■ **Task objective**:
Transcribe the entries that follow, word for word.

[Lines of data]
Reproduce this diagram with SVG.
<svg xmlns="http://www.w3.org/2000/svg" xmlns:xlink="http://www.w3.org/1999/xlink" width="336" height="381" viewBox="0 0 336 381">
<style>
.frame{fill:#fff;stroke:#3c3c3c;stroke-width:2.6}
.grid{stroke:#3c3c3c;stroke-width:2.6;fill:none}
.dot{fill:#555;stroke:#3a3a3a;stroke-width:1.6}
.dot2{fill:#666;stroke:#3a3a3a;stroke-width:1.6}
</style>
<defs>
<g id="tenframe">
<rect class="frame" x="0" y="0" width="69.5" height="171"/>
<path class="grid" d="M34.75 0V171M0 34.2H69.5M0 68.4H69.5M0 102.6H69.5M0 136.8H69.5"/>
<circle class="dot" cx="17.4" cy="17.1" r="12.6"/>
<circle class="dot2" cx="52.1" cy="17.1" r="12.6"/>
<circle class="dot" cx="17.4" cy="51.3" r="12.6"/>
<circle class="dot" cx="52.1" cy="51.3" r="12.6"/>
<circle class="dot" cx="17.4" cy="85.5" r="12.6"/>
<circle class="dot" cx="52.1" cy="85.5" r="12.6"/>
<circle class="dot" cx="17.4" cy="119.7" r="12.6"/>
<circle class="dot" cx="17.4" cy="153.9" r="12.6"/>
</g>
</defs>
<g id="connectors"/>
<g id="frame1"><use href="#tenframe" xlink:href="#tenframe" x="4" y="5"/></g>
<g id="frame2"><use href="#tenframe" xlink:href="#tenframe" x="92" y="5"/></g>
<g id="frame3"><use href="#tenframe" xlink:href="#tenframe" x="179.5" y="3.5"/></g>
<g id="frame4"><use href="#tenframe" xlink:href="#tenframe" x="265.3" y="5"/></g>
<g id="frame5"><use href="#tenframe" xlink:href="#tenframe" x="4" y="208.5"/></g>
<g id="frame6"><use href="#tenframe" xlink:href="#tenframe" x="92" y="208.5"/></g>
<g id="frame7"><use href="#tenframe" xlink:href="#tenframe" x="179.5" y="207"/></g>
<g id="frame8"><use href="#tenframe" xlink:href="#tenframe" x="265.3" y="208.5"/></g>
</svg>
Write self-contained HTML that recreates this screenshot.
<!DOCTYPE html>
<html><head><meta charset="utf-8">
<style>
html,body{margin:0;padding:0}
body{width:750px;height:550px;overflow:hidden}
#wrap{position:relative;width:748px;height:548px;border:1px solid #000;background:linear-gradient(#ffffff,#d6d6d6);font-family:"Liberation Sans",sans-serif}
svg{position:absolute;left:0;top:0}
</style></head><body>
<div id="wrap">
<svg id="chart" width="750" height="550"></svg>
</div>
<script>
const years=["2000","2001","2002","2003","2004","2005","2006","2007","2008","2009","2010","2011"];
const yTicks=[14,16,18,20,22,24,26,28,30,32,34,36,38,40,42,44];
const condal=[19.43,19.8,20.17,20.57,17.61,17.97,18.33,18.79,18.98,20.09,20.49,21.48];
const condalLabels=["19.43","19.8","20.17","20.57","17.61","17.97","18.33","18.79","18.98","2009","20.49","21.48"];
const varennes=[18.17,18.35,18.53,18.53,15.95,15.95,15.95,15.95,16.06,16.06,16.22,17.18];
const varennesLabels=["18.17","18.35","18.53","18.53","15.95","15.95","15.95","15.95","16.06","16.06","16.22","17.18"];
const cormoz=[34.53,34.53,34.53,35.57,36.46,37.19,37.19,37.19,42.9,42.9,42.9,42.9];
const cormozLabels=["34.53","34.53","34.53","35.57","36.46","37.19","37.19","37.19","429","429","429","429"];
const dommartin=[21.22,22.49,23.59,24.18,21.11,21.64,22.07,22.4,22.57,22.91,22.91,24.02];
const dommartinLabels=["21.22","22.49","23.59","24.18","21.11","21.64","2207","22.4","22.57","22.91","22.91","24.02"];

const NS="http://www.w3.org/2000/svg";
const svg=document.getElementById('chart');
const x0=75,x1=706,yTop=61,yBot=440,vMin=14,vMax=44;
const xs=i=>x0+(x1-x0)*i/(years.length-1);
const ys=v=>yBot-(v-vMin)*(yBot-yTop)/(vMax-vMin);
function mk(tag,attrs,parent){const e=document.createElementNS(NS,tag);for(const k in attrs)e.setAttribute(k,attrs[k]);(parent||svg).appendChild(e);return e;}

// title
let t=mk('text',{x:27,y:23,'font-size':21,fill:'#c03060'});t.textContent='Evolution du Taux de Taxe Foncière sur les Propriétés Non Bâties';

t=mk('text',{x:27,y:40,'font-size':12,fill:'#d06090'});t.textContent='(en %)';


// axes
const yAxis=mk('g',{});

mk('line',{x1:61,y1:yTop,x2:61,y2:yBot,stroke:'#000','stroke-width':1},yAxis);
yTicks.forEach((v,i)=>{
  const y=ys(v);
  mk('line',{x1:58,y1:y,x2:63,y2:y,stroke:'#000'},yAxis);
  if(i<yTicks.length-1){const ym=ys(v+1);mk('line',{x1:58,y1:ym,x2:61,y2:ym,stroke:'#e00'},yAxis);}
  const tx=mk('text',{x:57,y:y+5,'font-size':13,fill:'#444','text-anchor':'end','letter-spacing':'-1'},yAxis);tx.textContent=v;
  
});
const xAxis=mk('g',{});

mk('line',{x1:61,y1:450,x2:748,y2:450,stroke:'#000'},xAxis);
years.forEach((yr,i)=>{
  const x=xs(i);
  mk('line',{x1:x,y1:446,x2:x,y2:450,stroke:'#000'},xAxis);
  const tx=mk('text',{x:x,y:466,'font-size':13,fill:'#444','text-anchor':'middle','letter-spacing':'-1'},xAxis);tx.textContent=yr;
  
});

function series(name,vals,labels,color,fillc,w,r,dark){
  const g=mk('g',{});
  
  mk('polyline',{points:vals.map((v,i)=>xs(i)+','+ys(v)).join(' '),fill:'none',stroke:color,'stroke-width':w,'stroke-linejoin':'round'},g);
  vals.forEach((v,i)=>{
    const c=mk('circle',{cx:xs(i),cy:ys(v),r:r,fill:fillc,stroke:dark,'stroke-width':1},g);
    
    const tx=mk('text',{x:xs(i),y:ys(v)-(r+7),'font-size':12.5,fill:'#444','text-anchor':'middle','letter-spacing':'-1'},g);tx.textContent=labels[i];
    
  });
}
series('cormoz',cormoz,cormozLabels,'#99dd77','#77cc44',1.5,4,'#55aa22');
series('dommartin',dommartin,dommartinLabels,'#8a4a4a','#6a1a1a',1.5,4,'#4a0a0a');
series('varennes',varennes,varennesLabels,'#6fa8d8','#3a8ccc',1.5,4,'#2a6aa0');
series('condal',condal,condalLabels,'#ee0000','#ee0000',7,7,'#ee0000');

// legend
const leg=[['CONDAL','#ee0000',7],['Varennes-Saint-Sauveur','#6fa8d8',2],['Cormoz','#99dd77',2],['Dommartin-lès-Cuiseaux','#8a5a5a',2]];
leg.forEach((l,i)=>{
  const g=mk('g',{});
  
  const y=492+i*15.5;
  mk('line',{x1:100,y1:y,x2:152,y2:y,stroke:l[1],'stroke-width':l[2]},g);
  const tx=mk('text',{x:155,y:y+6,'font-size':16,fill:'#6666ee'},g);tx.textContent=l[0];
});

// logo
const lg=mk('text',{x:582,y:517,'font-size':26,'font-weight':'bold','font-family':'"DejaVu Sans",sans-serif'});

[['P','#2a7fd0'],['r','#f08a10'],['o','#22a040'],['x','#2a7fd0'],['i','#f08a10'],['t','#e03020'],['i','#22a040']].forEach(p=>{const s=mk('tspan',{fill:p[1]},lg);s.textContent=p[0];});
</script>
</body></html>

■ **Written solution**:
Reproduce this diagram with SVG.
<svg xmlns="http://www.w3.org/2000/svg" xmlns:xlink="http://www.w3.org/1999/xlink" width="336" height="381" viewBox="0 0 336 381">
<style>
.frame{fill:#fff;stroke:#3c3c3c;stroke-width:2.6}
.grid{stroke:#3c3c3c;stroke-width:2.6;fill:none}
.dot{fill:#555;stroke:#3a3a3a;stroke-width:1.6}
.dot2{fill:#666;stroke:#3a3a3a;stroke-width:1.6}
</style>
<defs>
<g id="tenframe">
<rect class="frame" x="0" y="0" width="69.5" height="171"/>
<path class="grid" d="M34.75 0V171M0 34.2H69.5M0 68.4H69.5M0 102.6H69.5M0 136.8H69.5"/>
<circle class="dot" cx="17.4" cy="17.1" r="12.6"/>
<circle class="dot2" cx="52.1" cy="17.1" r="12.6"/>
<circle class="dot" cx="17.4" cy="51.3" r="12.6"/>
<circle class="dot" cx="52.1" cy="51.3" r="12.6"/>
<circle class="dot" cx="17.4" cy="85.5" r="12.6"/>
<circle class="dot" cx="52.1" cy="85.5" r="12.6"/>
<circle class="dot" cx="17.4" cy="119.7" r="12.6"/>
<circle class="dot" cx="17.4" cy="153.9" r="12.6"/>
</g>
</defs>
<g id="connectors"/>
<g id="frame1"><use href="#tenframe" xlink:href="#tenframe" x="4" y="5"/></g>
<g id="frame2"><use href="#tenframe" xlink:href="#tenframe" x="92" y="5"/></g>
<g id="frame3"><use href="#tenframe" xlink:href="#tenframe" x="179.5" y="3.5"/></g>
<g id="frame4"><use href="#tenframe" xlink:href="#tenframe" x="265.3" y="5"/></g>
<g id="frame5"><use href="#tenframe" xlink:href="#tenframe" x="4" y="208.5"/></g>
<g id="frame6"><use href="#tenframe" xlink:href="#tenframe" x="92" y="208.5"/></g>
<g id="frame7"><use href="#tenframe" xlink:href="#tenframe" x="179.5" y="207"/></g>
<g id="frame8"><use href="#tenframe" xlink:href="#tenframe" x="265.3" y="208.5"/></g>
</svg>
Write self-contained HTML that recreates this screenshot.
<!DOCTYPE html>
<html><head><meta charset="utf-8">
<style>
html,body{margin:0;padding:0}
body{width:750px;height:550px;overflow:hidden}
#wrap{position:relative;width:748px;height:548px;border:1px solid #000;background:linear-gradient(#ffffff,#d6d6d6);font-family:"Liberation Sans",sans-serif}
svg{position:absolute;left:0;top:0}
</style></head><body>
<div id="wrap">
<svg id="chart" width="750" height="550"></svg>
</div>
<script>
const years=["2000","2001","2002","2003","2004","2005","2006","2007","2008","2009","2010","2011"];
const yTicks=[14,16,18,20,22,24,26,28,30,32,34,36,38,40,42,44];
const condal=[19.43,19.8,20.17,20.57,17.61,17.97,18.33,18.79,18.98,20.09,20.49,21.48];
const condalLabels=["19.43","19.8","20.17","20.57","17.61","17.97","18.33","18.79","18.98","2009","20.49","21.48"];
const varennes=[18.17,18.35,18.53,18.53,15.95,15.95,15.95,15.95,16.06,16.06,16.22,17.18];
const varennesLabels=["18.17","18.35","18.53","18.53","15.95","15.95","15.95","15.95","16.06","16.06","16.22","17.18"];
const cormoz=[34.53,34.53,34.53,35.57,36.46,37.19,37.19,37.19,42.9,42.9,42.9,42.9];
const cormozLabels=["34.53","34.53","34.53","35.57","36.46","37.19","37.19","37.19","429","429","429","429"];
const dommartin=[21.22,22.49,23.59,24.18,21.11,21.64,22.07,22.4,22.57,22.91,22.91,24.02];
const dommartinLabels=["21.22","22.49","23.59","24.18","21.11","21.64","2207","22.4","22.57","22.91","22.91","24.02"];

const NS="http://www.w3.org/2000/svg";
const svg=document.getElementById('chart');
const x0=75,x1=706,yTop=61,yBot=440,vMin=14,vMax=44;
const xs=i=>x0+(x1-x0)*i/(years.length-1);
const ys=v=>yBot-(v-vMin)*(yBot-yTop)/(vMax-vMin);
function mk(tag,attrs,parent){const e=document.createElementNS(NS,tag);for(const k in attrs)e.setAttribute(k,attrs[k]);(parent||svg).appendChild(e);return e;}

// title
let t=mk('text',{x:27,y:23,'font-size':21,fill:'#c03060'});t.textContent='Evolution du Taux de Taxe Foncière sur les Propriétés Non Bâties';

t=mk('text',{x:27,y:40,'font-size':12,fill:'#d06090'});t.textContent='(en %)';


// axes
const yAxis=mk('g',{});

mk('line',{x1:61,y1:yTop,x2:61,y2:yBot,stroke:'#000','stroke-width':1},yAxis);
yTicks.forEach((v,i)=>{
  const y=ys(v);
  mk('line',{x1:58,y1:y,x2:63,y2:y,stroke:'#000'},yAxis);
  if(i<yTicks.length-1){const ym=ys(v+1);mk('line',{x1:58,y1:ym,x2:61,y2:ym,stroke:'#e00'},yAxis);}
  const tx=mk('text',{x:57,y:y+5,'font-size':13,fill:'#444','text-anchor':'end','letter-spacing':'-1'},yAxis);tx.textContent=v;
  
});
const xAxis=mk('g',{});

mk('line',{x1:61,y1:450,x2:748,y2:450,stroke:'#000'},xAxis);
years.forEach((yr,i)=>{
  const x=xs(i);
  mk('line',{x1:x,y1:446,x2:x,y2:450,stroke:'#000'},xAxis);
  const tx=mk('text',{x:x,y:466,'font-size':13,fill:'#444','text-anchor':'middle','letter-spacing':'-1'},xAxis);tx.textContent=yr;
  
});

function series(name,vals,labels,color,fillc,w,r,dark){
  const g=mk('g',{});
  
  mk('polyline',{points:vals.map((v,i)=>xs(i)+','+ys(v)).join(' '),fill:'none',stroke:color,'stroke-width':w,'stroke-linejoin':'round'},g);
  vals.forEach((v,i)=>{
    const c=mk('circle',{cx:xs(i),cy:ys(v),r:r,fill:fillc,stroke:dark,'stroke-width':1},g);
    
    const tx=mk('text',{x:xs(i),y:ys(v)-(r+7),'font-size':12.5,fill:'#444','text-anchor':'middle','letter-spacing':'-1'},g);tx.textContent=labels[i];
    
  });
}
series('cormoz',cormoz,cormozLabels,'#99dd77','#77cc44',1.5,4,'#55aa22');
series('dommartin',dommartin,dommartinLabels,'#8a4a4a','#6a1a1a',1.5,4,'#4a0a0a');
series('varennes',varennes,varennesLabels,'#6fa8d8','#3a8ccc',1.5,4,'#2a6aa0');
series('condal',condal,condalLabels,'#ee0000','#ee0000',7,7,'#ee0000');

// legend
const leg=[['CONDAL','#ee0000',7],['Varennes-Saint-Sauveur','#6fa8d8',2],['Cormoz','#99dd77',2],['Dommartin-lès-Cuiseaux','#8a5a5a',2]];
leg.forEach((l,i)=>{
  const g=mk('g',{});
  
  const y=492+i*15.5;
  mk('line',{x1:100,y1:y,x2:152,y2:y,stroke:l[1],'stroke-width':l[2]},g);
  const tx=mk('text',{x:155,y:y+6,'font-size':16,fill:'#6666ee'},g);tx.textContent=l[0];
});

// logo
const lg=mk('text',{x:582,y:517,'font-size':26,'font-weight':'bold','font-family':'"DejaVu Sans",sans-serif'});

[['P','#2a7fd0'],['r','#f08a10'],['o','#22a040'],['x','#2a7fd0'],['i','#f08a10'],['t','#e03020'],['i','#22a040']].forEach(p=>{const s=mk('tspan',{fill:p[1]},lg);s.textContent=p[0];});
</script>
</body></html>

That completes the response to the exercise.